Even though most really really great surgeons are aware of the function of the terminal ileum ...it can still happen....it may just take longer to manifest.
Vitamin B-12 is an essential nutrient that cannot be synthesized by humans. The human liver is the major site of vitamin B-12 storage, and most stores can last approximately 3 years without replacement. The terminal ileum is the exclusive site of vitamin B-12 absorption in humans. Most urinary diversions in which ileum is used are performed in a way to compensate for the physiology of vitamin B-12 absorption; however, more than 50 cm of resection appears to be the critical length at which abnormal B-12 absorption may be expected.
With the addition of intrinsic factor, Pannek et al demonstrated that 20 of 25 (80%) patients with more than 50 cm of ileum who underwent resection for continent diversion demonstrated abnormal Schilling test results.3 Patients with shorter limbs of ileum are not immune to vitamin B-12 deficiency and/or megaloblastic anemia; symptoms may take longer to manifest. Long-term follow-up studies in patients with shorter ileal segments demonstrate a 25-28% incidence of complications from vitamin B-12 deficiency. Patients in whom more than 50 cm ileum is resected are at increased risk for vitamin B-12 deficiency, which usually does not become clinically apparent for at least 2 years. USUALLY....like i said mine happened in 6 months...my baseline prior to cystectomy was in the 850 range and went down to 270 in 6 months. And i had a top surgeon.
Prior to my RC Mayo's tested my B12 to be 792 and considered that to be my baseline. They wanted me to do the shots just 3 months after RC. At 6 month check up they were pushy about shots, but at the 9 month check up when it was obvious the sublingual tabs were useless to me - they got intense about getting shots. The next month I had headaches, memory loss, inability to think straight. Physically the cramping became severe...my feet look broken during the cramps and they can last up to 3 hours. Definately not normal little cramps. This is what forced me to get shots.
We did the monthly shot, but I was getting the cramps back in the 3rd week so they moved it to every 3rd week.
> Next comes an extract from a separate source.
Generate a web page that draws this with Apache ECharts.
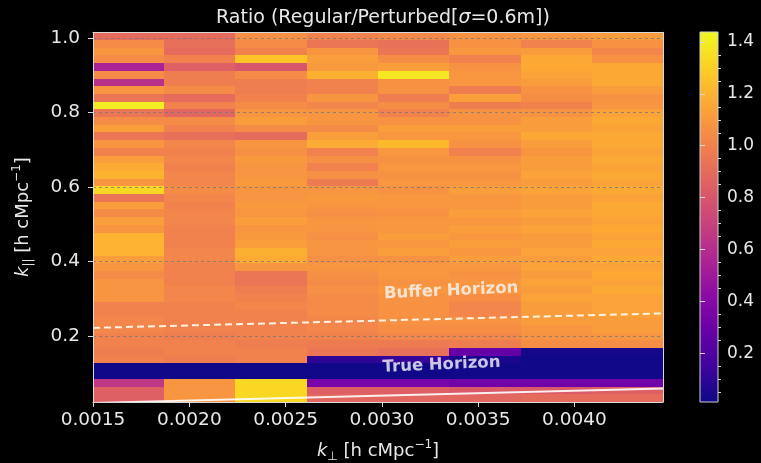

It has been better, but it still happens infrequently.
I just wanted to say that my original docs at Mayo thankfully knew to get a baseline on my B12 before they did the RC. I should also mention that I had already lost a foot of intestines back in the 80's as I had a strangulating hernia and developed gangrene from it. Maybe I have lost more intestines than most.
God Bless, and thank goodness for B12, Holly
For what it is worth here is my view on the B12 issue:
The normal length of small intestine is approximately 300 to 850 cm for an adult. The terminal ileum ie; the last part if the ileum is the part which absorbs B12. I would assume that, knowing this, most surgeons would use another section of ileum to fashion whichever diversion they are performing. I did ask my Urologist and he confirmed this. For this reason I am not currently being checked for B12 deficiency.
I found the reference below which I thought might be of interest too.
Influence of Continental Ileal Urinary Diversion on Vitamin B12 Absorption
The Journal of Urology, Volume 155, Issue 4, Pages 1206-1208
J. Pannek, G. Haupt, H. Schulze, T. Senge.
My Dad is getting a B12 shot today. He can't seem to store it and was getting a shot once a month for awhile. He has not had one for several months and he can feel it! His B12, when last measured, was in the low 200s, and his doc said it was "within range." Wrong!
Now, if we could only get his hemoglobin to stay above 10, I think he would have much more energy and pep. He gets blood and is fine for awhile, but then the hemo level drops. Guess his bone marrow is not making the red blood cells very efficiently. But the B12 is a start.